As it turns out, there’s a team at 2ndQuadrant working precisely on these matters. We posted a patch last year, but it wasn’t terribly interesting — it only made a single-digit percentage improvement in TPC-H scores; not enough to bother the development community with (it was a fairly invasive patch). We want more than that.
In our design, columnar or not is going to be an option: you’re going to be able to say Dear server, for this table kindly set up columnar storage for me, would you? Thank you very much. And then you’re going to get a table which may be slower for regular usage but which will rock for analytics. For most of your tables the current row-based store will still likely be the best option, because row-based storage is much better suited to the more general cases.
We don’t have a timescale yet. Stay tuned.
Isn’t that essentially what cstore_fdw already provides ? Or does its fdw nature make it hard to optimize ? What about a table with some fields stored in colums and the other fields stored in rows ?
Oh man, what a tease. I’ll just sit here daydreaming about an optimized columnar store integrated with parallel query…
So I watched Mark Wong youtube clip summarising patched and CS comparisons..
From what I could tell, CS1 ans CS2 were 3-4x faster for queries. XL was 160 faster than PG. so therefore XL about half the speed of CS DBs?
I also assume that XL was based on 9.5? and doesnt have any of the 9.6 perf improvements which looks like 100% read improvement approx and 2 CPU parallel query also looks like a fairly linear 100% gain as well (not sure if XL would improve the stats if it did have 9.6 perf code in it?)
If the 9.6 code would improve XL.. and with similar perf gain e.g. 100% gain, then it would be similar to CS for queries would it not?
So a Column store only benefit would be the write benefits..
So is there much benefit of a column store? wouldnt focus on improvement PG as it is be a better option?
Also, not sure I understand the full PG history, but if Cstore_FDW already exists.. why not incorporate that and just improve that rather than reinvent the wheel? I assume it may not be easy to utilise SIMD but surely tweaking cstore is better than from scratch, especially from a time to market – well get it into a release perspective..

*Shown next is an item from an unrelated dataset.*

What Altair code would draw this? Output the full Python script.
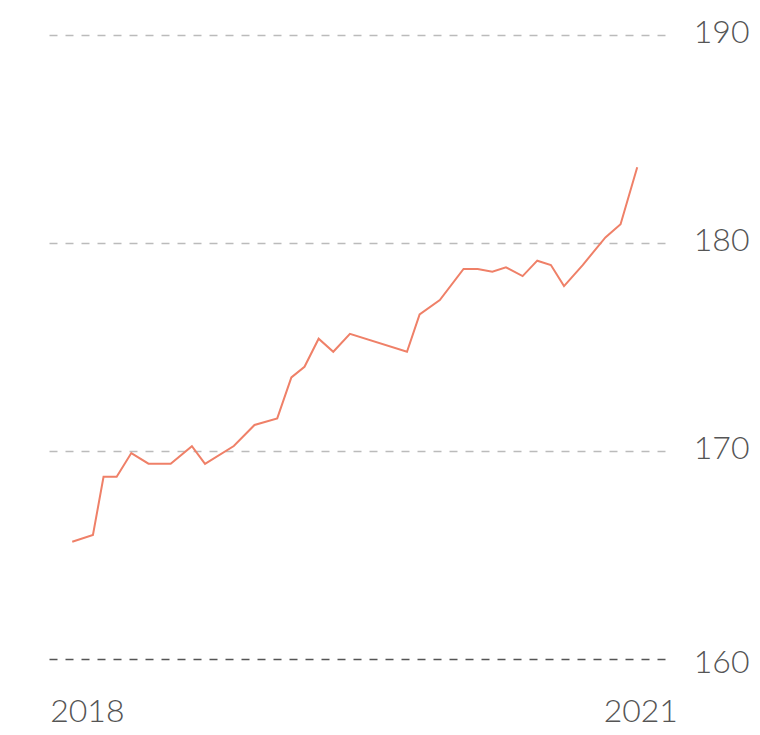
import altair as alt
import pandas as pd

dates = [
    "2017-12-03", "2018-01-13", "2018-02-03", "2018-03-01", "2018-03-30",
    "2018-05-03", "2018-06-16", "2018-07-28", "2018-08-23", "2018-10-19",
    "2018-11-29", "2019-01-13", "2019-02-10", "2019-03-08", "2019-04-05",
    "2019-05-04", "2019-06-06", "2019-09-27", "2019-10-22", "2019-12-01",
    "2020-01-17", "2020-02-14", "2020-03-14", "2020-04-10", "2020-05-13",
    "2020-06-11", "2020-07-08", "2020-08-03", "2020-09-09", "2020-10-24",
    "2020-11-23", "2020-12-26",
]
values = [
    165.64, 165.96, 168.76, 168.76, 169.90,
    169.39, 169.39, 170.23, 169.38, 170.24,
    171.25, 171.57, 173.54, 174.05, 175.40,
    174.77, 175.63, 174.77, 176.57, 177.26,
    178.75, 178.75, 178.62, 178.83, 178.41,
    179.15, 178.94, 177.93, 178.94, 180.27,
    180.90, 183.64,
]
y_ticks = [160, 170, 180, 190]

df = pd.DataFrame({"date": dates, "value": values})

font = "Lato"
text_color = "#555555"

chart = (
    alt.Chart(df)
    .mark_line(color="#ef8068", strokeWidth=2)
    .encode(
        x=alt.X(
            "date:T",
            scale=alt.Scale(
                type="utc",
                domain=[
                    alt.DateTime(year=2017, month=10, date=16, utc=True),
                    alt.DateTime(year=2021, month=2, date=19, utc=True),
                ],
            ),
            axis=alt.Axis(
                title=None,
                values=[
                    alt.DateTime(year=2018, month=1, date=1, utc=True),
                    alt.DateTime(year=2021, month=1, date=1, utc=True),
                ],
                format="%Y",
                formatType="utc",
                grid=False,
                domain=False,
                ticks=False,
                tickSize=0,
                labelFont=font,
                labelFontWeight=300,
                labelFontSize=32,
                labelColor=text_color,
                labelBaseline="alphabetic",
                labelPadding=62,
                labelAlign="center",
                labelFlush=False,
                labelOverlap=False,
            ),
        ),
        y=alt.Y(
            "value:Q",
            scale=alt.Scale(domain=[160, 190], nice=False, zero=False),
            axis=alt.Axis(
                title=None,
                orient="right",
                values=y_ticks,
                grid=True,
                gridDash=[8, 8],
                gridWidth=1.5,
                gridColor=alt.condition("datum.value == 160", alt.value("#555555"), alt.value("#bbbbbb")),
                labelOffset=alt.condition("datum.value == 160", alt.value(3), alt.value(-3)),
                domain=False,
                ticks=False,
                tickSize=0,
                labelFont=font,
                labelFontWeight=300,
                labelFontSize=32,
                labelColor=text_color,
                labelAlign="right",
                labelBaseline="middle",
                labelPadding=84,
                labelFlush=False,
                labelOverlap=False,
            ),
        ),
    )
    .properties(
        width=617,
        height=624,
        autosize=alt.AutoSizeParams(type="none"),
        padding={"left": 40, "top": 27, "right": 87, "bottom": 68},
    )
    .configure_view(stroke=None)
)

chart.save("out.html", embed_options={"renderer": "svg", "actions": False})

I could be well off, and since im not technical, any insight, corrections and thoughts would be appreciated 🙂
I’ve worked with several of the columnar analystics RDBMS’s…namely, Vertica (the leader in this space, and an off-shoot of the academic work done on the CSTORE project…also very Postgres-like on the surface…*hint hint*), Infobright (MySQL variant), Amazon Redshift (aka ParAccel, a fork of Postgres), and MariaDB ColumnStore (now called MariaDB AX and formerly Calpont InfiniDB). In doing analytical benchmarks with various row-oriented and column-oriented SQL RDBMS’s, it becomes quickly apparently that the folks at Vertica have the equation right in terms of performance, high-availability, and manageability. I’d pit Vertica against Oracle Enterprise Edition any time and know that it would come out the winner for large-scale analytics. I would highly, highly suggest that, instead of re-inventing the wheel, you dig deep into the CSTORE project to gain an understanding of a foundation that works in practice…the open-source code for that academic project is still readily available.

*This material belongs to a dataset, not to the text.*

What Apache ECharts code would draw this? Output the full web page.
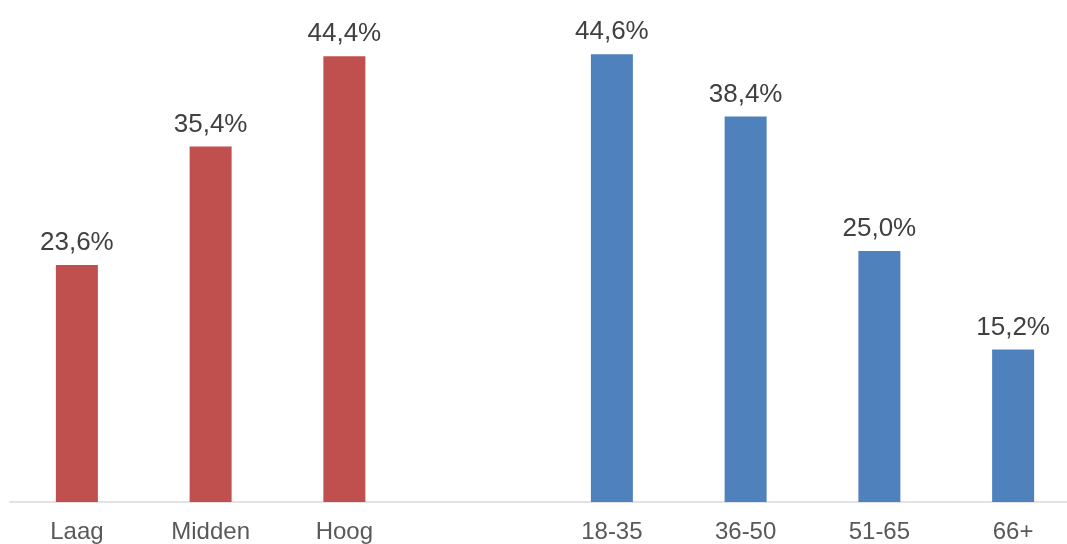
<!DOCTYPE html>
<html>
<head>
<meta charset="utf-8">
<script src="https://cdn.jsdelivr.net/npm/echarts@6/dist/echarts.min.js"></script>
<style>
html,body{margin:0;padding:0;background:#fff;overflow:hidden;width:1067px;height:544px;}
#c{width:1080px;height:544px;}
</style>
</head>
<body>
<div id="c"></div>
<script>
var categories = ['Laag', 'Midden', 'Hoog', '', '18-35', '36-50', '51-65', '66+'];
var educationValues = [23.6, 35.4, 44.4, null, null, null, null, null];
var ageValues = [null, null, null, null, 44.6, 38.4, 25.0, 15.2];

var chart = echarts.init(document.getElementById('c'), null, {renderer: 'canvas'});
var fontFamily = '"Liberation Sans", Arial, sans-serif';
function fmt(p) {
  return p.value.toFixed(1).replace('.', ',') + '%';
}
var labelStyle = {
  show: true,
  position: 'top',
  distance: 9,
  formatter: fmt,
  color: '#404040',
  fontSize: 26,
  fontFamily: fontFamily
};
chart.setOption({
  animation: false,
  grid: {left: 10, right: 0, top: 0, bottom: 40, containLabel: false},
  xAxis: {
    type: 'category',
    data: categories,
    axisLine: {show: true, lineStyle: {color: '#D9D9D9', width: 1.5}},
    axisTick: {show: false},
    axisLabel: {color: '#595959', fontSize: 24, fontFamily: fontFamily, margin: 18, interval: 0}
  },
  yAxis: {
    type: 'value', min: 0, max: 50, show: false, splitLine: {show: false}
  },
  series: [
    {
      type: 'bar', stack: 'all', data: educationValues, barWidth: 42,
      itemStyle: {color: '#C0504D'}, label: labelStyle
    },
    {
      type: 'bar', stack: 'all', data: ageValues, barWidth: 42,
      itemStyle: {color: '#4F81BD'}, label: labelStyle
    }
  ]
});
</script>
</body>
</html>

One additional note: Column-oriented technology comes with a penalty, and that penalty (as you’ve already noted) is difficulty handling updates to existing rows. I’ve looked at column-oriented tech such as the the cstore_fdw, however a 20% gain in performance just isn’t worth that penalty in practice. When you look at gains from Vertica by comparison, a 50X faster improvement is unquestionably worth handling the penalty around updates and other row-centric operations.